Ten years ago at this time, I started down a path that has been immensely rewarding, and yet lately it’s caused me to ask some difficult questions about myself.
In January 1998, I was a grad student at the University of Toronto. Most of my time was spent practicing, reading, and exploring the city. My career plans were pretty undefined – a vague notion that I’d get my name added to various sub-lists, take some auditions, and work at HMV until I got a real gig.
Around that time, the NAC announced it was looking for someone to work on the operations side of the orchestra. B applied and suggested I do the same (I guess she wasn’t looking forward to living with an unemployed drummer with a student loan). I wasn’t really interested in an office job, but the starting salary of $35,000 plus benefits was pretty attractive considering my limited earning potential.
I applied, and over the next four months I jumped through the required hoops – written test, interview, personality test, etc. I was surprised to get the job, and gladly accepted.

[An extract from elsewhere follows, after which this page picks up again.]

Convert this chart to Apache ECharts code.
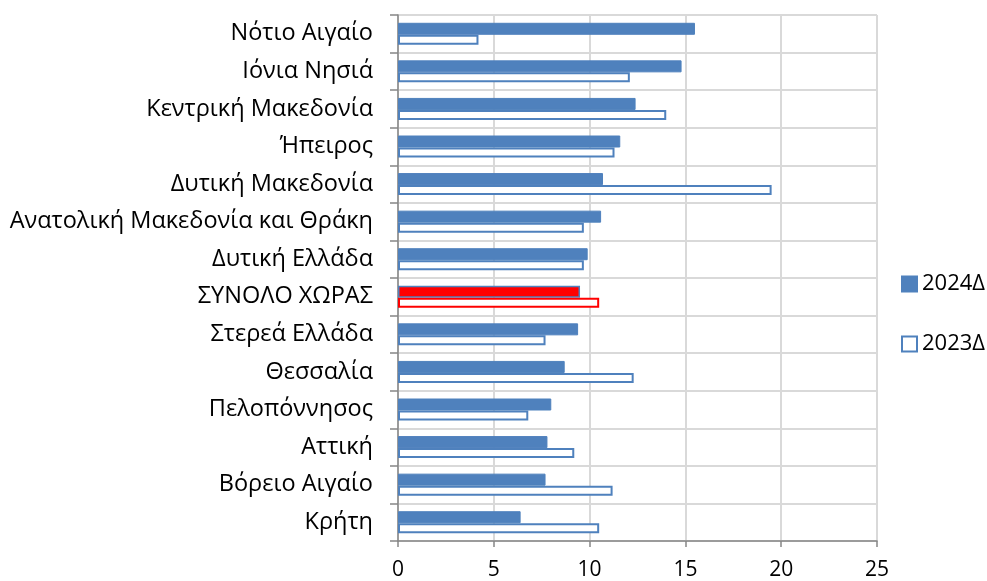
<!DOCTYPE html>
<html>
<head>
<meta charset="utf-8">
<script src="https://cdn.jsdelivr.net/npm/echarts@6/dist/echarts.min.js"></script>
<style>
html,body{margin:0;padding:0;background:#fff;}
#chart{width:987px;height:581px;}
</style>
</head>
<body>
<div id="chart"></div>
<script>
const categories = ['Νότιο Αιγαίο','Ιόνια Νησιά','Κεντρική Μακεδονία','Ήπειρος','Δυτική Μακεδονία','Ανατολική Μακεδονία και Θράκη','Δυτική Ελλάδα','ΣΥΝΟΛΟ ΧΩΡΑΣ','Στερεά Ελλάδα','Θεσσαλία','Πελοπόννησος','Αττική','Βόρειο Αιγαίο','Κρήτη'];
const values2024 = [15.5, 14.8, 12.4, 11.6, 10.7, 10.6, 9.9, 9.5, 9.4, 8.7, 8.0, 7.8, 7.7, 6.4];
const values2023 = [4.2, 12.1, 14.0, 11.3, 19.5, 9.7, 9.7, 10.5, 7.7, 12.3, 6.8, 9.2, 11.2, 10.5];
const seriesNames = ['2024Δ', '2023Δ'];
const highlightCategory = 'ΣΥΝΟΛΟ ΧΩΡΑΣ';
const xTicks = {min: 0, max: 25, interval: 5};

const FONT = 'Open Sans';
const BLUE = '#4f81bd';
const RED = '#ff0000';

const data2024 = values2024.map((v, i) => categories[i] === highlightCategory
  ? {value: v, itemStyle: {color: RED, borderColor: BLUE, borderWidth: 1.5}} : v);
const data2023 = values2023.map((v, i) => categories[i] === highlightCategory
  ? {value: v, itemStyle: {color: '#ffffff', borderColor: RED, borderWidth: 2}} : v);

const chart = echarts.init(document.getElementById('chart'), null, {renderer: 'canvas'});
chart.setOption({
  animation: false,
  backgroundColor: '#ffffff',
  grid: {left: 398, right: 110, top: 15, bottom: 39, containLabel: false},
  legend: {
    orient: 'vertical',
    left: 896,
    top: 268,
    itemWidth: 15,
    itemHeight: 15,
    itemGap: 38,
    icon: 'rect',
    textStyle: {fontFamily: FONT, fontSize: 22, color: '#000'},
    data: seriesNames
  },
  xAxis: {
    type: 'value',
    min: xTicks.min, max: xTicks.max, interval: xTicks.interval,
    axisLine: {show: true, lineStyle: {color: '#868686', width: 1.5}},
    axisTick: {show: true, length: 6, lineStyle: {color: '#868686', width: 1.5}},
    splitLine: {show: true, lineStyle: {color: '#d9d9d9', width: 2}},
    axisLabel: {fontFamily: FONT, fontSize: 21, color: '#000', margin: 19}
  },
  yAxis: {
    type: 'category',
    inverse: true,
    data: categories,
    axisLine: {show: true, lineStyle: {color: '#868686', width: 1.5}},
    axisTick: {show: true, length: 8, lineStyle: {color: '#868686', width: 1.5}},
    splitLine: {show: true, lineStyle: {color: '#d9d9d9', width: 2}},
    axisLabel: {fontFamily: FONT, fontSize: 23.5, color: '#000', margin: 25}
  },
  series: [
    {
      name: seriesNames[0], type: 'bar', data: data2024,
      barWidth: 12, barGap: '0%',
      itemStyle: {color: BLUE, borderColor: BLUE, borderWidth: 1}
    },
    {
      name: seriesNames[1], type: 'bar', data: data2023,
      barWidth: 10, barGap: '0%',
      itemStyle: {color: '#ffffff', borderColor: BLUE, borderWidth: 2}
    }
  ]
});
</script>
</body>
</html>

I naively thought I could continue to practice and perform regularly, especially since I had the money to buy my own marimba. Aside from a few concerts with the Kingston Symphony, though, I didn’t really do that much playing after I took the job.
Sometimes I feel like I sold out. I spent seven years at school locked in a practice room, thinking I wanted to be a professional musician, yet at the first promise of a steady paycheque I gave it all up. I admire / envy artists and musicians for their willingness to make sacrifices in pursuit of their goals. Some of them scrape by for years, maxing out credit cards and chasing grants just to put on another show. Why wasn’t I willing to do the same?
Somewhat regrettably, I’ve accepted that I’m better suited to being an administrator than a musician. I’m more suited to making it possible for others to create art than making art myself. As a player, I never really could let go and just express myself – I was way too self-conscious. I realize now that I was more concerned with technique, form, and precision than affecting people on an emotional level. I wasn’t prepared to give up stability for uncertainty. Too much head, not enough heart.
Stuck between being an amateur musician and a professional one, I chose neither, and in doing so, lost something that was important to me. It’s time to find something – a bar band, an orchestra, a Japanese taiko group – and start playing again.
Oh yeah, if anyone’s found my chops, please return them to me as I think I lost them a few years ago.